Tanto zelo pseudo-illuminista, oscurantista della storia, non era una semplice smargiassata e l'esagerazione di un furore di moda in quel momento. Quei nobili convertiti ai “lumi” del secolo avevano ottime ragioni per distruggere quelle terribili carte: i loro padri, i loro avi erano stati quasi tutti “famigliari dell’Inquisizione”. Un ruolo onorifico e in realtà disonorante, di spie e di collaboratori di cacce agli “eretici” o presunti tali, di garanti della collaborazione del basso clero sul quale avevano diritti di Giuspatronato.

E, poi, gli “onori”: quello di andare a cavallo in processione con le gualdrappe verdi e le bandiere verdi della Santa Inquisizione fino alla spianata, dove si bruciavano vivi gli eretici, a godersi gli “autodafé”. Ma, assai più consistente e ambito, era per questi signori violenti e mascalzoni il privilegio di essere esenti dalla giustizia regia, potendo essere giudicati solo dal Tribunale dell’Inquisizione. Che, feroce con gli eretici e i sospetti di “devianze”, era particolarmente benevolo e riguardoso nei confronti dei propri “collaboratori di giustizia”, benché assassini, stupratori, ladroni. Meglio, dunque, bruciare quelle carte compromettenti il buon nome (anche se solo ipotetico) delle famiglie e dei discendenti.

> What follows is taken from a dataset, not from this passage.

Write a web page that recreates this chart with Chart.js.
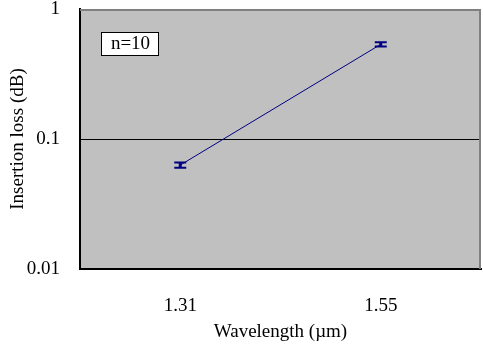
<!DOCTYPE html>
<html>
<head>
<meta charset="utf-8">
<script src="https://cdn.jsdelivr.net/npm/chart.js@4/dist/chart.umd.min.js"></script>
<style>
  html, body { margin: 0; padding: 0; background: #fff; }
  #wrap { width: 483px; height: 345px; }
</style>
</head>
<body>
<div id="wrap"><canvas id="c" width="483" height="345"></canvas></div>
<script>
// data
const wavelengths = ['1.31', '1.55'];
const insertionLoss = [0.063, 0.535];
const errLow = [0.003, 0.02];
const errHigh = [0.003, 0.02];
const yTicks = [0.01, 0.1, 1];
const yTickLabels = { 0.01: '0.01', 0.1: '0.1', 1: '1' };
const noteText = 'n=10';

const SERIF = '"Liberation Serif", "Times New Roman", serif';
const NAVY = '#000080';

// gray plot background + top/right edges + the n=10 box
const plotFrame = {
    id: 'plotFrame',
    beforeDatasetsDraw(chart) {
        const { ctx, chartArea: a } = chart;
        ctx.save();
        ctx.strokeStyle = '#808080';
        ctx.lineWidth = 2;
        ctx.beginPath();
        ctx.moveTo(a.left, a.top + 1);
        ctx.lineTo(a.right - 1, a.top + 1);
        ctx.lineTo(a.right - 1, a.bottom);
        ctx.stroke();
        ctx.restore();
    },
    beforeDraw(chart) {
        const { ctx, chartArea: a } = chart;
        ctx.save();
        ctx.fillStyle = '#c0c0c0';
        ctx.fillRect(a.left, a.top, a.right - a.left, a.bottom - a.top);
        ctx.restore();
    },
    afterDraw(chart) {
        const { ctx, chartArea: a } = chart;
        ctx.save();
        const x = a.left + 21, y = a.top + 23, w = 57, h = 23;
        ctx.fillStyle = '#fff';
        ctx.fillRect(x, y, w, h);
        ctx.strokeStyle = '#000';
        ctx.lineWidth = 1;
        ctx.strokeRect(x + 0.5, y + 0.5, w, h);
        ctx.fillStyle = '#000';
        ctx.font = '19px ' + SERIF;
        ctx.textAlign = 'center';
        ctx.textBaseline = 'middle';
        ctx.fillText(noteText, x + w / 2 + 1, y + h / 2 + 1);
        ctx.restore();
    }
};

// error bars with caps
const errorBars = {
    id: 'errorBars',
    afterDatasetsDraw(chart) {
        const { ctx, scales } = chart;
        const meta = chart.getDatasetMeta(0);
        ctx.save();
        ctx.strokeStyle = NAVY;
        meta.data.forEach((pt, i) => {
            const v = insertionLoss[i];
            const yTop = scales.y.getPixelForValue(v + errHigh[i]);
            const yBot = scales.y.getPixelForValue(v - errLow[i]);
            ctx.lineWidth = 3;
            ctx.beginPath();
            ctx.moveTo(pt.x, yTop);
            ctx.lineTo(pt.x, yBot);
            ctx.stroke();
            ctx.lineWidth = 2;
            ctx.beginPath();
            ctx.moveTo(pt.x - 6, yTop);
            ctx.lineTo(pt.x + 6, yTop);
            ctx.moveTo(pt.x - 6, yBot);
            ctx.lineTo(pt.x + 6, yBot);
            ctx.stroke();
        });
        ctx.restore();
    }
};

function noPad(s) {
    s.paddingTop = 0;
    s.paddingBottom = 0;
    s.paddingLeft = 0;
    s.paddingRight = 0;
}

new Chart(document.getElementById('c'), {
    type: 'line',
    data: {
        labels: wavelengths,
        datasets: [{
            data: insertionLoss,
            borderColor: NAVY,
            borderWidth: 1,
            pointRadius: 0,
            tension: 0
        }]
    },
    options: {
        responsive: false,
        animation: false,
        layout: { padding: { top: 9, right: 2, left: 0, bottom: 0 } },
        plugins: { legend: { display: false }, tooltip: { enabled: false } },
        scales: {
            x: {
                type: 'category',
                offset: true,
                grid: { display: false, drawTicks: false },
                border: { color: '#000', width: 2 },
                ticks: { color: '#000', font: { family: SERIF, size: 19 }, padding: 26 },
                title: {
                    display: true,
                    text: 'Wavelength (\u00b5m)',
                    color: '#000',
                    font: { family: SERIF, size: 19 },
                    padding: { top: 0, bottom: 2 }
                },
                afterFit(s) { s.height = 76; noPad(s); }
            },
            y: {
                type: 'logarithmic',
                min: 0.01,
                max: 1,
                afterBuildTicks(s) { s.ticks = yTicks.map(v => ({ value: v })); },
                grid: {
                    drawTicks: false,
                    color: c => (c.tick && c.tick.value === 0.1 ? '#000' : 'rgba(0,0,0,0)'),
                    lineWidth: 1
                },
                border: { color: '#000', width: 2 },
                ticks: {
                    color: '#000',
                    font: { family: SERIF, size: 19 },
                    padding: 20,
                    callback: v => yTickLabels[v] || ''
                },
                title: {
                    display: true,
                    text: 'Insertion loss (dB)',
                    color: '#000',
                    font: { family: SERIF, size: 19 },
                    padding: { top: 7, bottom: 0 }
                },
                afterFit(s) { s.width = 80; noPad(s); }
            }
        }
    },
    plugins: [plotFrame, errorBars]
});
</script>
</body>
</html>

Tutto ciò mi torna alla mente oggi, dopo il clamoroso 28 a 0 del M5S in Sicilia. La maggior parte dei votanti del Movimento mi sembrano simili ai nobili siciliani ai tempi del Viceré Caracciolo. È vero, questi elettori del 2018 non chiedono di distruggere l'archivio della nefanda politica degli ultimi decenni (forse perché non vi sono archivi), ma rifiutano qualsiasi riflessione sulle responsabilità personali proprie e dei propri padri per averli sostenuti finché riuscivano a trarne benefici. Benefici, che hanno indebolito l'economia siciliana, generando povertà ed emigrazione dei migliori.

Se di rivoluzione si vuol parlare, quindi, essa dev'essere innanzitutto culturale. Non basta cambiare i politici, se poi li si segue acriticamente in “processione verso la spianata”, dove si bruciano vivi gli eretici, accusati di “devianza” alla fede politica imperante. Non è rivoluzione sostituire gli Angioini con gli Aragonesi o pensare che chiodo scaccia chiodo, perché il chiodo rimane comunque.

Troppo vecchio per vivere finché si avvererà questa rivoluzione culturale, mi limito soltanto ad augurarla a coloro che mi seguiranno, perché soltanto così la Sicilia potrà tornare a essere un faro di civiltà, come lo fu al tempo dei Normanni e di Federico II.